Onitsha, a commercial hub in eastern Nigeria, had the world’s worst official air quality. A roadside monitor there registered 594 microns/m3 of one type of particulate matter, PM10s, and 66 of the more deadly PM2.5s — nearly twice as bad as notoriously polluted cities such as Kabul, Beijing and Tehran, and 30 times worse than London.
Evans says that African cities have different problems from London, where “pollution is mainly due to the burning of hydrocarbons for transport that can be addressed by tackling fuel usage through electric vehicles and car-free zones.”
African pollution is not like that, he said.

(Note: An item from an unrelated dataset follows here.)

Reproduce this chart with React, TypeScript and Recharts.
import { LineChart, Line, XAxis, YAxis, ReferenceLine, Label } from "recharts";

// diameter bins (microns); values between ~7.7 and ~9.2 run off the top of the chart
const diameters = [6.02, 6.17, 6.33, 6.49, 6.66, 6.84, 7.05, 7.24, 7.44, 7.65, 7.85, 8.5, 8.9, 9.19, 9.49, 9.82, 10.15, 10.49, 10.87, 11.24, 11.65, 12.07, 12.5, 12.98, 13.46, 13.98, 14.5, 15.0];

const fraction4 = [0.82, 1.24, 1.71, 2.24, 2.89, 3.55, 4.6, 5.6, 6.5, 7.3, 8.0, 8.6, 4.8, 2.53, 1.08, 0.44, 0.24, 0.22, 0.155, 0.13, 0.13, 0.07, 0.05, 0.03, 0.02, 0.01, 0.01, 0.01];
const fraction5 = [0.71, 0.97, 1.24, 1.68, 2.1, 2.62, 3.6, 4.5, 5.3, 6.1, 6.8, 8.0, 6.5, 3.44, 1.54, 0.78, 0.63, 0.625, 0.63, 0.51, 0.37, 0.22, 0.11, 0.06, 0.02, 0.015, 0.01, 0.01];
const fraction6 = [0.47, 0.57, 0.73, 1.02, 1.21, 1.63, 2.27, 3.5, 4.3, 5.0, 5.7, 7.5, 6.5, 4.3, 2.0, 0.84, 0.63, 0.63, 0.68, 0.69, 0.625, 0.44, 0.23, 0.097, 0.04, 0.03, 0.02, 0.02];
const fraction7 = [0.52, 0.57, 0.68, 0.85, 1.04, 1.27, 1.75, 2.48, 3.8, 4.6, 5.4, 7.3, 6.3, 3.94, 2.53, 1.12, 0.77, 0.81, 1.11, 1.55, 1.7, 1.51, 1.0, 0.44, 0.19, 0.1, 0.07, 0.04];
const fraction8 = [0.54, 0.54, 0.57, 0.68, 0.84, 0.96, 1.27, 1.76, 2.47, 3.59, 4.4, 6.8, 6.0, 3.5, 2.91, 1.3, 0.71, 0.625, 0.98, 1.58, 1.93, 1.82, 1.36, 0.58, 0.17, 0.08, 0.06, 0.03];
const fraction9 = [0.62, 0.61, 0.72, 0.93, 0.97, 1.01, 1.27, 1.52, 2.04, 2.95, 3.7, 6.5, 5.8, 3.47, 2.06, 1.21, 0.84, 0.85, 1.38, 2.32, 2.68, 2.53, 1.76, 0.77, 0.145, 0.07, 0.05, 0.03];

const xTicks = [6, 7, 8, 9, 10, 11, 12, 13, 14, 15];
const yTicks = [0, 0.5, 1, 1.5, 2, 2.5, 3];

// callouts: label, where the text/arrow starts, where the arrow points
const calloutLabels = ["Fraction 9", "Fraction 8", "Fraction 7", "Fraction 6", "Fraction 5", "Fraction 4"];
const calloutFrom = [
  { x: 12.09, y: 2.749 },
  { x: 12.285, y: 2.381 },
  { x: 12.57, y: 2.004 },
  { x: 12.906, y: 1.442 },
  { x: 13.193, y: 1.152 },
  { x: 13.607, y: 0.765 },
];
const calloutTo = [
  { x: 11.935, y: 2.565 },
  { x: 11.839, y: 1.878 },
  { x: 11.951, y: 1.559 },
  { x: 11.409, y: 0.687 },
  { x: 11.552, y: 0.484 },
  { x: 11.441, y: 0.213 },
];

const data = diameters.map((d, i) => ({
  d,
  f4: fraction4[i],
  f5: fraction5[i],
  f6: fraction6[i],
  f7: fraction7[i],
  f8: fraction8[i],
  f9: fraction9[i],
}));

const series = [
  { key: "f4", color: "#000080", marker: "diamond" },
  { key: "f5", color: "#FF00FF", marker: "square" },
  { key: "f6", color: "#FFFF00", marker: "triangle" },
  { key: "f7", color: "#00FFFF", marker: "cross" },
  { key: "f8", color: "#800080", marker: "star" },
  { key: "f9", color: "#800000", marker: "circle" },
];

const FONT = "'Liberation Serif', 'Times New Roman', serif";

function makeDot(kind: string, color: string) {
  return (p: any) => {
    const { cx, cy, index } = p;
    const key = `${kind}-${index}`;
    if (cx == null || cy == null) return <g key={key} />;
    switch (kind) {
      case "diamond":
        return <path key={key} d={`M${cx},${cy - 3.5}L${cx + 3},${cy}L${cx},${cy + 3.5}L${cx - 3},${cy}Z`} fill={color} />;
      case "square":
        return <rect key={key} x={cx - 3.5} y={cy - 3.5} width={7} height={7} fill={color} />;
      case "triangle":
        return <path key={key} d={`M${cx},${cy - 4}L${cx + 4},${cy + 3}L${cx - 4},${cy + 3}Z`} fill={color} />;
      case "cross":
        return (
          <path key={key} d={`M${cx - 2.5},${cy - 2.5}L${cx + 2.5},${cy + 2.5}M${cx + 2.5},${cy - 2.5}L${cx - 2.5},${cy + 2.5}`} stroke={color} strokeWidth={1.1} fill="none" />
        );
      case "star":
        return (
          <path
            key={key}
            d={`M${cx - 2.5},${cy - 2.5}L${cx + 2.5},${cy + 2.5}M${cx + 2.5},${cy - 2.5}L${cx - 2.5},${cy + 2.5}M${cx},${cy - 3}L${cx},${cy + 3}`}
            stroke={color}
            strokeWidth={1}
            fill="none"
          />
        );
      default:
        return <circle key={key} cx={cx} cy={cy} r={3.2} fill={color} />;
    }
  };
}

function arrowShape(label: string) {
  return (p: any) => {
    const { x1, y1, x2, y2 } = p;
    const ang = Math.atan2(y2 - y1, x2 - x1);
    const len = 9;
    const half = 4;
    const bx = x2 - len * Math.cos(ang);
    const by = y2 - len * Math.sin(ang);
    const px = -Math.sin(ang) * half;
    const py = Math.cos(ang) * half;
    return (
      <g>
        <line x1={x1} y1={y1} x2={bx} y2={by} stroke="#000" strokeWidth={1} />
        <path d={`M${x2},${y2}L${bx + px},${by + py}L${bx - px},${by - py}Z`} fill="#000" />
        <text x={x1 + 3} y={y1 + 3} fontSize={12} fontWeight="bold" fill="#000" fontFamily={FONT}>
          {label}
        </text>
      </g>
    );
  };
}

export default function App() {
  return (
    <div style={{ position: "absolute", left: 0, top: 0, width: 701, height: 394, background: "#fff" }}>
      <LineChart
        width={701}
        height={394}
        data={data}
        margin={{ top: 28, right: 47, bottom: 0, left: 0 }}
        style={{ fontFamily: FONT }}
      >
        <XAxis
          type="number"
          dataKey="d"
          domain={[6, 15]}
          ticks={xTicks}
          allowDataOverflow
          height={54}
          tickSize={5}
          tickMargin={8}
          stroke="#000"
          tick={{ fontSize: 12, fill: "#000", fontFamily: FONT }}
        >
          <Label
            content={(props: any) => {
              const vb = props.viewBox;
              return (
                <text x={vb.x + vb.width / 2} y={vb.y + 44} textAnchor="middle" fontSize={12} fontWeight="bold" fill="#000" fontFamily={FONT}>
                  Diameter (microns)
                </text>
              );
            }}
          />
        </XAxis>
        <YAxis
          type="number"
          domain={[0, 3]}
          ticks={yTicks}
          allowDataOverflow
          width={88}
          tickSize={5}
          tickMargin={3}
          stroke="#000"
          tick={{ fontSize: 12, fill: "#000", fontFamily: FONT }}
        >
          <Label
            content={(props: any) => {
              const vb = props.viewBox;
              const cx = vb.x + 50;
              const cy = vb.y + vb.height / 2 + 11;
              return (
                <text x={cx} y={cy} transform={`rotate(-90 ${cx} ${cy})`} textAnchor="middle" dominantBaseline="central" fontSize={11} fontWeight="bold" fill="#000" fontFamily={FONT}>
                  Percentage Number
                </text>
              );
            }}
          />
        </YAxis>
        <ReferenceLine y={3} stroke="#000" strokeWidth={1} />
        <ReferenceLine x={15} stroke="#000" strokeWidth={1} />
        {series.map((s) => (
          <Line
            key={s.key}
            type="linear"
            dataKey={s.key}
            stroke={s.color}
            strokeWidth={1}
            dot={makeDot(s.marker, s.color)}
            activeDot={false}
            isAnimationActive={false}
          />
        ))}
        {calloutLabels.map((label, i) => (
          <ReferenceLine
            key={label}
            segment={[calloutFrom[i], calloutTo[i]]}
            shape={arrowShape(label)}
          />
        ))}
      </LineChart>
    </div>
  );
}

“There is the burning of rubbish, cooking with inefficient solid fuel stoves, millions of small diesel electricity generators, cars which have had their catalytic converters removed and petrochemical plants, all pushing pollutants into the air over the cities. Compounds such as sulfur dioxide, benzene and carbon monoxide that have not been a problem in Western cities for decades may be a significant problem in African cities. We simply don’t know,” he said.
One important step forward would be to stop the dumping of old cars in Africa, De Jong said.
“If African countries could set an age limit on imports, they could quickly improve pollution, and leapfrog technologies. The majority of vehicles which will be on the road in Africa in 10 years’ time are not here yet. If these countries impose higher import standards, the majority of the fleet will soon be compliant, but if we wait nine years, the majority of cars will have come to Africa and it will be locked into heavy pollution,” he said.
De Jong advocates the widespread use of electric bikes.
“In China there will be 300 million by 2020. They are cheaper than petrol. It’s purely a policy and awareness problem,” he said. “The problem can be avoided by acting now. There is a massive opportunity for Africa to go down another road. Its air pollution must be a priority for the world.”